The Chinese People’s Liberation Army (PLA) Navy’s hospital ship Peace Ark has concluded its humanitarian mission in Dar es Salaam, Tanzania’s commercial capital.
The ship arrived in Dar es Salaam on Nov. 19, the second in seven years, on a mission of providing free medical services to local residents. During its eight-day stay in Tanzania, a total of 6,441 patients were treated by the Chinese doctors.
Tanzanian President John Magufuli made a visit to the Peace Ark on Sunday to see off the Chinese doctors and navy soldiers and thanked them for treating more than 6,000 patients. Magufuli said the move by the Chinese government to send the Peace Ark to Tanzania has further improved the relationship between the two countries.
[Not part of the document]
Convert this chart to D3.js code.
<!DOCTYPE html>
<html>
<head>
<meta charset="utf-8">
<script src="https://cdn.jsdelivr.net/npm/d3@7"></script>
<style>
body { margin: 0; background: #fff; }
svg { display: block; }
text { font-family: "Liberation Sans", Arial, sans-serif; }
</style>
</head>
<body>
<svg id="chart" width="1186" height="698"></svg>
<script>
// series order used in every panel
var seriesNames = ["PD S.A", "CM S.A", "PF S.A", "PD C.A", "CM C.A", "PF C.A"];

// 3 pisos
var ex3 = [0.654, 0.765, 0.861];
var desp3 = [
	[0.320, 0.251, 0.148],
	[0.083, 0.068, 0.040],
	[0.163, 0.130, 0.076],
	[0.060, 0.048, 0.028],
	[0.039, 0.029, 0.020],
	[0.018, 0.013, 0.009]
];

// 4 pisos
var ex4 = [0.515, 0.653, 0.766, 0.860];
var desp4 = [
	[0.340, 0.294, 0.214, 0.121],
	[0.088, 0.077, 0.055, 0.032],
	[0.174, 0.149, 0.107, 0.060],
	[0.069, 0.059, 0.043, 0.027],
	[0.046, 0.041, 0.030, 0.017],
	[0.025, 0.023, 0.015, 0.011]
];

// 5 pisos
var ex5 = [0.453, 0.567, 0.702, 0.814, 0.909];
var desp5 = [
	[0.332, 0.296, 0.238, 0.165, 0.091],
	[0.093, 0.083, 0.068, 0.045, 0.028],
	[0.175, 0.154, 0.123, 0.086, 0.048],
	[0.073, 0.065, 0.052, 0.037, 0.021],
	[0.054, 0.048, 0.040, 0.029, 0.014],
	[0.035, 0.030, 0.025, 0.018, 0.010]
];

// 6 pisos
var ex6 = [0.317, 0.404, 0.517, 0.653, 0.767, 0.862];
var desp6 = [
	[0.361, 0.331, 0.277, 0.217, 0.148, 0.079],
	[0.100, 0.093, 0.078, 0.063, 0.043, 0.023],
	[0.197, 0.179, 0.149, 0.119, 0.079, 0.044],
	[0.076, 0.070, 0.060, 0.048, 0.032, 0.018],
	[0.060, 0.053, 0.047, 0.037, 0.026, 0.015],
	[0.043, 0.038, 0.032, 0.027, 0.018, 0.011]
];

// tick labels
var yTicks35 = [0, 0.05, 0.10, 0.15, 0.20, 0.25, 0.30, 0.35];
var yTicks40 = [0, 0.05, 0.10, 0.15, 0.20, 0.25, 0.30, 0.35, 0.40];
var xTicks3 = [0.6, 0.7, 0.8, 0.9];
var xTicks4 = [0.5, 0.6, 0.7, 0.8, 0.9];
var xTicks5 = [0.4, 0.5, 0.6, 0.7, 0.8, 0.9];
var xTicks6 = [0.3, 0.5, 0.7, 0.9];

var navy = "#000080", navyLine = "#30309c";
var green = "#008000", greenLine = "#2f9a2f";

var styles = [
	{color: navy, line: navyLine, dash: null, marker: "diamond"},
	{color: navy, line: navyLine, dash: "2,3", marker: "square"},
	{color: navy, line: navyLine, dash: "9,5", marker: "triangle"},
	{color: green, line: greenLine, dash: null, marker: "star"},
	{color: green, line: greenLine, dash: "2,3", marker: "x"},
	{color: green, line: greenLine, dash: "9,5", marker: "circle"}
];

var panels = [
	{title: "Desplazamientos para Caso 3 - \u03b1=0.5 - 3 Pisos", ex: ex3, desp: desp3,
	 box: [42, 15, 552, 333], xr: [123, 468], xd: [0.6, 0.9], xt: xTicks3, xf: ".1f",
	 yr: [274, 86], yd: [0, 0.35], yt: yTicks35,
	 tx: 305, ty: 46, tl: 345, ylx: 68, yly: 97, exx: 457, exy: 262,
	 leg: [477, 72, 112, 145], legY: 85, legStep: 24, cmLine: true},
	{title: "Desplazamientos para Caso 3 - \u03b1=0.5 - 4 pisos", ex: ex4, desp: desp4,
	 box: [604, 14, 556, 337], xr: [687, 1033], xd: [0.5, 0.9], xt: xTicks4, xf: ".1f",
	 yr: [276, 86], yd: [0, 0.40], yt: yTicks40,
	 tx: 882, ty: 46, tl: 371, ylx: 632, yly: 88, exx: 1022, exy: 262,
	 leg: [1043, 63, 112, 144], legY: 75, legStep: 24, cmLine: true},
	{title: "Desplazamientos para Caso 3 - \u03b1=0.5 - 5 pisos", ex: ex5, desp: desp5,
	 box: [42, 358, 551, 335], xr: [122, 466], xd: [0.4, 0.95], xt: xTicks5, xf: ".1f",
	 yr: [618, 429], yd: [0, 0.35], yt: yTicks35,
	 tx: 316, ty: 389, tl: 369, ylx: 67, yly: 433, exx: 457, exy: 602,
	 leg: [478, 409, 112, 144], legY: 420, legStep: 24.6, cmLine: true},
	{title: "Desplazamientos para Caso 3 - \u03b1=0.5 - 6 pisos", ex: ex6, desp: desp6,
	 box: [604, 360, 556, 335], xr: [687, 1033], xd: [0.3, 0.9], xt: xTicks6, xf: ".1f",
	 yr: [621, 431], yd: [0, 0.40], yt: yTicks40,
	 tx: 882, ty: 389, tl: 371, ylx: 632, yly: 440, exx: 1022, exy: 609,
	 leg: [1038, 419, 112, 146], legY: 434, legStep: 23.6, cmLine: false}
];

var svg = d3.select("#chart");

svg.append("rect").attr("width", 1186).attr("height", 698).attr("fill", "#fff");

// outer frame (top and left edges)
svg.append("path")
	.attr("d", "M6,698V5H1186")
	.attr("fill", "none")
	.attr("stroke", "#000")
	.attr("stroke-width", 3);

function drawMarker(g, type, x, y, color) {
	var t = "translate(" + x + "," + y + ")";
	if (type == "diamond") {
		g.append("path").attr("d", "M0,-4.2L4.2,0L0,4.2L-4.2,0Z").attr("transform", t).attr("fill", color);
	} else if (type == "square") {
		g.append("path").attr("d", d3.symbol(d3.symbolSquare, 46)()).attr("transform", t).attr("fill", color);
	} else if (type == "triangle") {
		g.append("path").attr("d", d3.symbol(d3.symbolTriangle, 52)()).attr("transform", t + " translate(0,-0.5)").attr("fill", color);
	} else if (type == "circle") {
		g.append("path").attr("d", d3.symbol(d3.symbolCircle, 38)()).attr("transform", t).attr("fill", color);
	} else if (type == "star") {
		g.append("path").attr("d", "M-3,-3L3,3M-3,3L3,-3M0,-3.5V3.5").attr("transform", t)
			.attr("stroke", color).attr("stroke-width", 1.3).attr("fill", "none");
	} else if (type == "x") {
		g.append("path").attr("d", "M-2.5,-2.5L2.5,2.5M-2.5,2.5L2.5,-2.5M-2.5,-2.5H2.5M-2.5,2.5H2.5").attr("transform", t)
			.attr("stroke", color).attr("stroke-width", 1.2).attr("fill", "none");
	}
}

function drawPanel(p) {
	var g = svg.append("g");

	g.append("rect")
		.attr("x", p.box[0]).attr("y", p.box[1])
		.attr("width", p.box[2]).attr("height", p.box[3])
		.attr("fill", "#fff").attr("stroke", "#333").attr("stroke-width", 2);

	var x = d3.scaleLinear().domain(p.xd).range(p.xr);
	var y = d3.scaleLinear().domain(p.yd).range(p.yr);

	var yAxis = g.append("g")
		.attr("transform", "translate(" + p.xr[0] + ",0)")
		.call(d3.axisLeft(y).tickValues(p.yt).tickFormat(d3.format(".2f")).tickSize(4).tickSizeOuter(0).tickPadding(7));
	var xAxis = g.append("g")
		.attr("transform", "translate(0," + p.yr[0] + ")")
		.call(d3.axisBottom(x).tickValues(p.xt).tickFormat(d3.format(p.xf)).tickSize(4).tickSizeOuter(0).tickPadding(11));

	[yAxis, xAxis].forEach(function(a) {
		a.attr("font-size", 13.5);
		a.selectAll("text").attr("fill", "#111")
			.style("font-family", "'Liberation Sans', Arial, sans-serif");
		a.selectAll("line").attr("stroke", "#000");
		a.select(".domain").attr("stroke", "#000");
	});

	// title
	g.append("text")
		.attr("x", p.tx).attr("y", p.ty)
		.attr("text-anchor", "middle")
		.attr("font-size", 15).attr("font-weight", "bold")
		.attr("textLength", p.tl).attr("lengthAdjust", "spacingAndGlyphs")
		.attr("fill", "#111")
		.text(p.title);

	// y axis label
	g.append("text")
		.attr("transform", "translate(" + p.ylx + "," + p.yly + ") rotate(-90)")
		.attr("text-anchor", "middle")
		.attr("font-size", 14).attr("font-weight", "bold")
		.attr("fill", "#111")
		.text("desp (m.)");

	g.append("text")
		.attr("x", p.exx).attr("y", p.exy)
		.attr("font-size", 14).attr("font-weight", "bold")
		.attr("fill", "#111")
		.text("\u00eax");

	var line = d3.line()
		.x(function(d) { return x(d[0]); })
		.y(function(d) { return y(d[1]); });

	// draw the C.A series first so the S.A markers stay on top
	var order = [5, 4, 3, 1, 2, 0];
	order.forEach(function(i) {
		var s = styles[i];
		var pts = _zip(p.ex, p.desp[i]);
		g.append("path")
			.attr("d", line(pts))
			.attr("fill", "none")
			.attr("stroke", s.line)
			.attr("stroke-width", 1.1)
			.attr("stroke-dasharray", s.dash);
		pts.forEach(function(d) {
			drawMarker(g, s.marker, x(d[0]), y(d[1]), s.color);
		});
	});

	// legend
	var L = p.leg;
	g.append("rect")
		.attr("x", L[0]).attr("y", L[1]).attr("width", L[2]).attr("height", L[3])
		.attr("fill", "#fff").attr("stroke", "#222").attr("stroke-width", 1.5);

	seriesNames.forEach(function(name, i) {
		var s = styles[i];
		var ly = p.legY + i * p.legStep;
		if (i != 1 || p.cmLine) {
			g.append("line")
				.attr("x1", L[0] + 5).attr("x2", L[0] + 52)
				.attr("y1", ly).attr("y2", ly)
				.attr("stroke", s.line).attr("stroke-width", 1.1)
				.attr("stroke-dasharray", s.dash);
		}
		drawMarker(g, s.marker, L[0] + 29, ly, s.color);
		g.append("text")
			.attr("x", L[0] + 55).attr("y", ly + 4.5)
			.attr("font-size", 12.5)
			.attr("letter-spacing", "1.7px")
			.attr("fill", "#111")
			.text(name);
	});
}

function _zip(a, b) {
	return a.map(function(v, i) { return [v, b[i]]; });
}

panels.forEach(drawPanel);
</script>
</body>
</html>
A total of 115 health care workers are on board the ship, mostly from the Naval Medical University, of which 60 percent have senior titles.
In the years between 2010 and 2015, the Peace Ark paid visits to Asia, Africa, the Americas and Oceania. The ship has traversed 31 countries and more than 120,000 people have received free onboard medical and humanitarian services.
About Type 920 Hospital Ship:
The Type 920 Hospital Ship is a class of hospital ship in the People’s Liberation Army Navy of the People’s Republic of China. It consists of only one ship, 866 Daishan Dao. Daishan Dao is also known as Peace Ark (Heping Fangzhou) during peace time.
The ship, with a pennant number 866, is assigned to the East Sea Fleet and based out of Hubei.
The state of the art ship has been constructed in a bid to engage swiftly in humanitarian response to disasters around the world. The ship is 178 m in length, 24 m in width and displaces approximately 14,000 tons. It has a crew complement of 381.
The ship, with a total area of 4,000 square meters, has 500 beds, 35 ICUs, 12 operating theatres, and the capacity to accommodate 60 major surgeries a day – about as many as a large hospital in Beijing. She has treated over 120,000 people across from the globe during her circumnavigation.
The ship is unarmed and painted white with red crosses to conform to the Geneva Convention criteria for a civilian hospital ship; firing upon it is potentially a war crime under international law.